Another one of Flag's showcase evenings that gave glamsters Mechanical Cabaret the opportunity to headline this time around. However, the night was to belong not to the headliners but a momentous performance from a startling new band - Ju Ju Babies.
Openers Spermwhale combined thick, beefy backing and beats with cheesy 80s video game bleeps. The results often sounded like techno versions of Abba's Gimme, Gimme, Gimme but as inoffensive background noise it served its purpose whilst we were at the bar.
What little I knew about Ju Ju Babies had largely been gleaned from the flyer earlier that evening. A flattering quote from Russell Mael of Sparks fame certainly caught my eye as did the band themselves once they took to the stage.
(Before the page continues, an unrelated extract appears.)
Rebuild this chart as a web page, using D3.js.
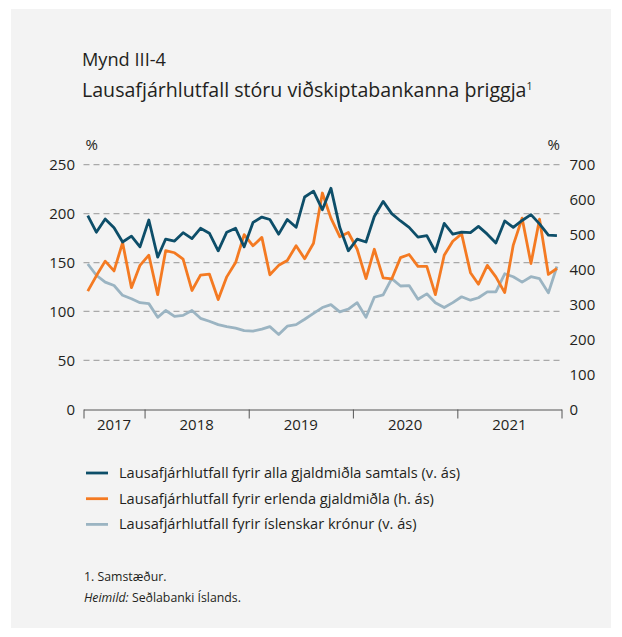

Looking like a travelling freak show who had accidentally wandered into the venue, the line up included a trashy blonde vocalist dressed in nothing but sticky tape, an Animal-like mad hairy drummer, a bassist that looked like the invisible man with a skeleton's jaw, and a gimp with a Tesco carrier bag on his head. Incredibly, Ju Ju Babies sound as good as they look. Like a collision featuring the Ramones, The Cramps, The B52s and The Rezillos, they rapidly whipped up the audience with their creeping basslines and rocking guitars, and we were transported back circa 1979.
Punk meets electroclash is the essence of the Ju Ju Babies sound but that so woefully understates it that its use is almost superfluous. Even their potentially heretical cover of Donna Summer's seminal I Feel Love (whilst the vocals were certainly not those of a diva) audaciously pulled off its odd blend of taste, class and sleaze. By the end of the set when the gimp was drinking the sweat that had accumulated during the frenzied performance from his plastic bag (hmm, nice...) we'd realised we had witnessed something very special. Watch the name closely - these could be huge.
Continuing with the retro/contemporary punk ethic, but demonstrated here with suited sartorial styling, Snail were perhaps the band we were most curious to hear. Including former members of Siouxsie and the Banshees, Robyn Hitchcock and Specimen, Snail skillfully used a classic three piece line up of guitar, bass and drums. Perfectly demonstrating their more subtle approach, the smart jacket warn by the bassist was, when he turned around, revealed to be an unexpected 'football shirt' with the name of Japanese footballer "Inamoto" (who plays in England for Fulham) and the number "7" emblazoned on the back.
The set included an excellent cover of The Beastie Boys' Right to Party, a song called Apocalypse Now - which sounded just as you'd imagine, and a song sung in Chinese. It may have been a reaction as a result of having just watched Ju Ju Babies, but after a while Snail seemed to loose their distinctive edge, preferring it seemed to indulge their undoubted talents in extended and entirely uninteresting guitar solos. Nevertheless, another outfit worth keep an eye or ear out for.
Finally, Mechanical Cabaret were on. Awkwardly for them, with two support bands being a) mightily impressive (Ju Ju Babies) and b) accomplished professional musicians (Snail), they had a tough challenge on their hands. Sadly, this was beyond their means despite some improved but still retro hardware (OB12 and EMU Emax II sampler) and some new songs. Give It To Me was part of the new material and good it was too. The band's version of Fad Gadget's I Discover Love (originally recorded by MC for a Gadget tribute album that Mute was working on shortly before Gadget's untimely demise) is a well chosen and well executed cover. But compared both to previous gigs and tonight's competition, I think it's fair to say this wasn't one of MC's finest performances.